You're probably expecting a bit much from CUDA. If you have heavily optimized CPU code running on a high-core count Xeon, it's probably more like 2-3x. The reason why CUDA is so popular is because it makes that comparatively easy to achieve. Optimizing x86 to the last 10% is a dark art only very few programmers are capable of, while writing decent GPU code is IMO an order of magnitude easier, i.e. just a craft.

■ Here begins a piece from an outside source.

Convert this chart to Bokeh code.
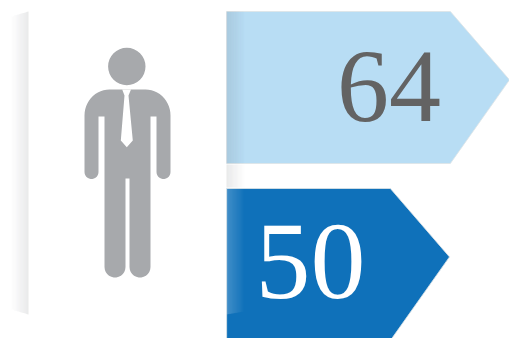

Main difference being: High memory bandwidth vs. heavy usage of cache, unified programming model for vectorization and multicore parallelism
Yes, but it's much less emphasized on GPU I think. If you have a data parallel algorithm, as long as you design the array ordering to allow coalesced access, the memory architecture will usually already allow better performance than what you can hope to get from CPU even with heavily cache optimized code that's basically unmaintainable (as it will likely perform much differently on the next architecture).
without lots of CPU cores and with a high-end NVIDIA card your speedup expectations just can become a bit higher. Typically 100x when comparing GPU-friendly algos to unoptimized (but native) CPU code or 10x when comparing it to decently optimized code running on slower CPUs.
Generally I think a performance/cost comparison is more useful: Take the price of the GPU and compare it to something with equivalent cost in CPU+RAM.
> Typically straightforward Numpy gets me from 40x slower than straightforward C to 5x slower.
I find this hard to believe. What kind of numerical work are you doing? Even something as simple as matrix-matrix multiplication should be hard to beat with C, unless your C code is using a cache efficient algorithm.
Branch heavy code, for example trading order book updating.
People always say "use numpy", but that is only possible if your algorithm can be described in terms of vectorized operations. For many kinds of processing, the only alternative is C/C++ (through Cython)
> People always say "use numpy", but that is only possible if your algorithm can be described in terms of vectorized operations. For many kinds of processing, the only alternative is C/C++ (through Cython
I think using numpy is always good first step after just trying to improve the algorithm. Numpy will be less effort than going to cython. After that cython is a good next step. I seriously don't know any situation where I would do the kind of micro-optimizations mentioned in the article.
My personal experience is that you can actually get another factor of 2 or 3 speed-up by ditching Cython and using actual C instead (I think it's because optimizers have a hard time cleaning up the C that Cython produces), even if you've turned off thing's like bounds checking.
I guess you haven't tried it, then. But your lack of knowledge is not a reasonable justification for attacking my integrity.
> Even something as simple as matrix-matrix multiplication
That's the best case for Numpy, not the worst. SGEMM is indeed just as fast when invoked from Numpy as when invoked from C, at least for large matrices.
Indeed, numpy is awesome. I used to do my computational experimenting (some of them including neural networks) the plain way (using classic data structures, the languages' built-in arithmetic operators and functional facilities) in many different languages. Once I've tried Python with numpy my mind was blown, it's so much faster than anything. Now I feel like I enjoyed writing functional code more but given the performance difference I can hardly imagine coming back. So the very reason I use Python is performance.